For the sake of world peace, learn to co-exist about something as stupid and trivial as whether the end hangs down toward you or away from you. Or let the rule be like the one that has solved many a debate over which radio station to tune in while riding together in a car: let the driver choose. This doesn’t necessarily pre-suppose that the vehicle’s occupants take turns driving. Maybe it’s an incentive to not always be a passenger in somebody else’s car, and to get your own before your regular driver’s taste in music drives you nuts.

1. Related to that: Whether the toilet seat stays up or down. Again, why the backbiting and recrimination about this? If she falls into the bowl because she didn’t look to see which way the seat was angled, she could take some responsibility for looking before she, um, leaps. If he whizzes all over the seat because his aim is only precise to an opening the size of the bowl with the seat flipped up, he could take some responsibility for wiping the seat off with TP before he washes his hands. (And let’s be honest, he probably needs to wipe the rim after going with the seat up, anyway).
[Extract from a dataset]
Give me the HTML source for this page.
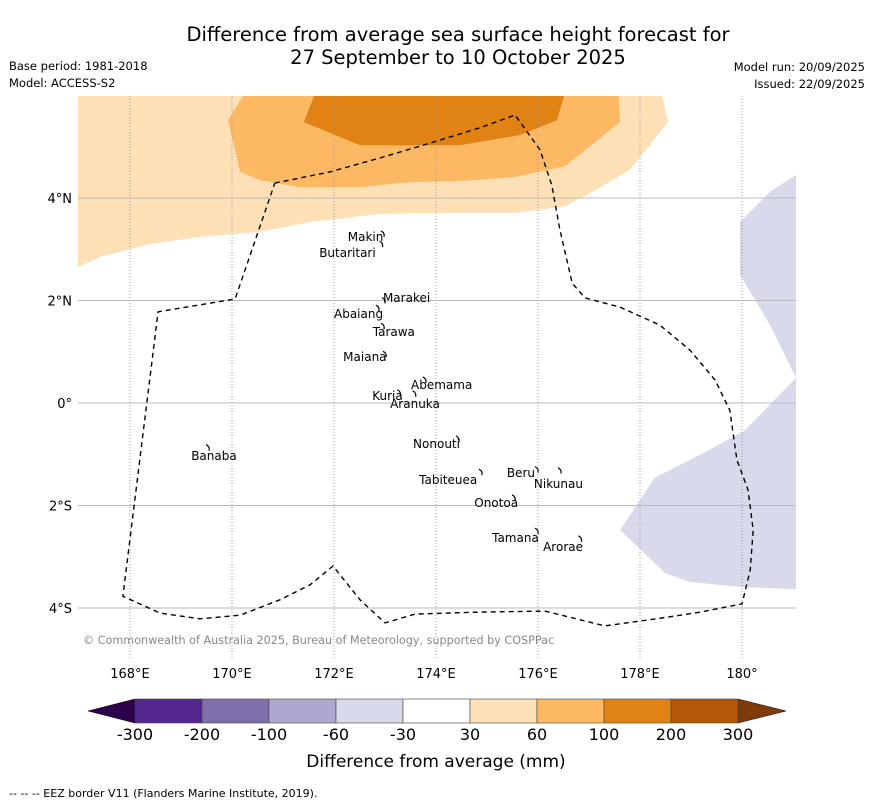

As for me, I think the simplest solution to this dilemma is to keep the lid closed on the toilet when not in use. But I speak as a pet owner who has, more than once, had to fish a kitten out of the (ugh) drink. Dog owners might have their own icky reasons for deliberately leaving the lid up, so Fido can always find a fresh(?) supply of drinking water. But apart from that and worrying about sewer rats crawling out into your home (a phobia my late, beloved grandmother had, after feeling whiskers tickling her keister one time during a visit to the basement john), there’s no reason everybody shouldn’t be able to leave the seat up or down, for the next potty-goer to adjust to his or her own requirements.

Again, co-exist, people. Save your intolerant tirades for things that really matter, such as whether to drive 15 mph below the speed limit or 15 mph above it.